My friend and colleague, Stephanie, recently got into a car wreck. Her story offers a compelling example of one way it can look and feel to turn our attention towards cultivating awareness of traumatic cycles right when they are ripe to grip us. Another car t-boned her car at an intersection. Her body immediately went into constriction and fear. The inertia from the vigor of the event twisted her back in an abrupt way. The airbags popped open and the car skidded with intensity. In the initial shock, Stephanie was overtaken by the physical reality of forces. However, once the intensity of the wreck settled, she reclaimed the capacity to choose how she related to the overwhelm and pain.
This presented a key moment for her to take responsibility for decreasing the probability that the impact from the traumatic event would carry over and haunt her in the future.
Stephanie has put a lot of time in her life into learning how to feel and reconnect with being present. Her practices of meditation, yoga, healing, authentic relating, and creativity allow her to live more resiliently from trauma loops regularly, yet this was a heightened challenge to face. However, the cultivation of these skills paid off in this critical moment. She recognized her body wanting to shut down, she recognized how scared she was, she recognized the overwhelming painful sensations pulsing through her body. In these recognitions, she honored her agency in choosing to respond in ways that would increase the probability that this event wouldn’t freeze her body into feedback loops of resistance, ie. trauma, and perpetuate suffering into her future.
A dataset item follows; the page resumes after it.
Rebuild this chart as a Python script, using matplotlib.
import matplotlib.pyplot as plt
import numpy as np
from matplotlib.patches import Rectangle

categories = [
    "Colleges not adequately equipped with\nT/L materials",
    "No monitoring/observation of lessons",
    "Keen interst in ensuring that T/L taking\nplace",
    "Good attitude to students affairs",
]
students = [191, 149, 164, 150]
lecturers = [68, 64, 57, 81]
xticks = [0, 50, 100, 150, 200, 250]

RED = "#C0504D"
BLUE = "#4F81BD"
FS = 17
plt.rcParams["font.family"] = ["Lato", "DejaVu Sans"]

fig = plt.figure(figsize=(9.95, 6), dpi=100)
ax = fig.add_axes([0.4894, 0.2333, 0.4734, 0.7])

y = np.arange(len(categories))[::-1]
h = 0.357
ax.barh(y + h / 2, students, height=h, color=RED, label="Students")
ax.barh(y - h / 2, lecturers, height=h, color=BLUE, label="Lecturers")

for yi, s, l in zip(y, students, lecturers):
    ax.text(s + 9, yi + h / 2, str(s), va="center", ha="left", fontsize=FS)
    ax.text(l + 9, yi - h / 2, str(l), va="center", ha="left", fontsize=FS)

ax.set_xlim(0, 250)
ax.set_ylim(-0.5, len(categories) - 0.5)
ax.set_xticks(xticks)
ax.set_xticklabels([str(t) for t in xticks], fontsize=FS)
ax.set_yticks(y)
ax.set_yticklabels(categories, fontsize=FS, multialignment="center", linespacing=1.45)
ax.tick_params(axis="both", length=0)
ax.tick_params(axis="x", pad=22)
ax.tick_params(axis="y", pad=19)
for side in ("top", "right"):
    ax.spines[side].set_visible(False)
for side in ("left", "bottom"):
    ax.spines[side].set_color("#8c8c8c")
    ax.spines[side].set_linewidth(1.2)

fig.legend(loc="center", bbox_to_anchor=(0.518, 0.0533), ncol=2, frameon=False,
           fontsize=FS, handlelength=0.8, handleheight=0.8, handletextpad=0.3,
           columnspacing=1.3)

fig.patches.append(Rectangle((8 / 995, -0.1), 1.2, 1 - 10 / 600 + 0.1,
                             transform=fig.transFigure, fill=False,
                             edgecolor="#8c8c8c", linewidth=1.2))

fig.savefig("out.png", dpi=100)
She shared with me how she focused on her breathing, how she sat down to feel grounded in the earth and touched the grass. She let her sensations roll through her body in waves. She felt the pain. She felt the grief. She felt the sadness. She felt the fear. She felt her raw vulnerability and a connection to her mortality. She also felt the invitation to let her anger transform into blame at the people in the other car, yet she simply redirected her awareness to processing the arising sensations and remaining present. She knew that later she could calmly handle all logistics that were needed to fairly deal with the logistics of the aftermath. But, now was the time to honor her emotional waves, open to sensation, and ground in self-care.
This process is not algorithmic. There will likely still be ripple effects from this event that she will need to address as they arise. However, it is fundamental to her own capacity to feel free and move through life and relationships with grace instead of reactivity.
Regardless of the type of trauma presenting itself, it’s worth considering how we can take further responsibility for how we don’t have to let the residual loops of reactivity, depression, or resentment dictate our lives.
It might be active or passive traumas presenting, yet either way we can start from right where we are. At this moment. And, we can still hold people accountable. We can still handle logistics. However, prioritizing becoming present to the moment and allowing emotions to flow freely can catapult us into loving life in ways that we might never have thought possible.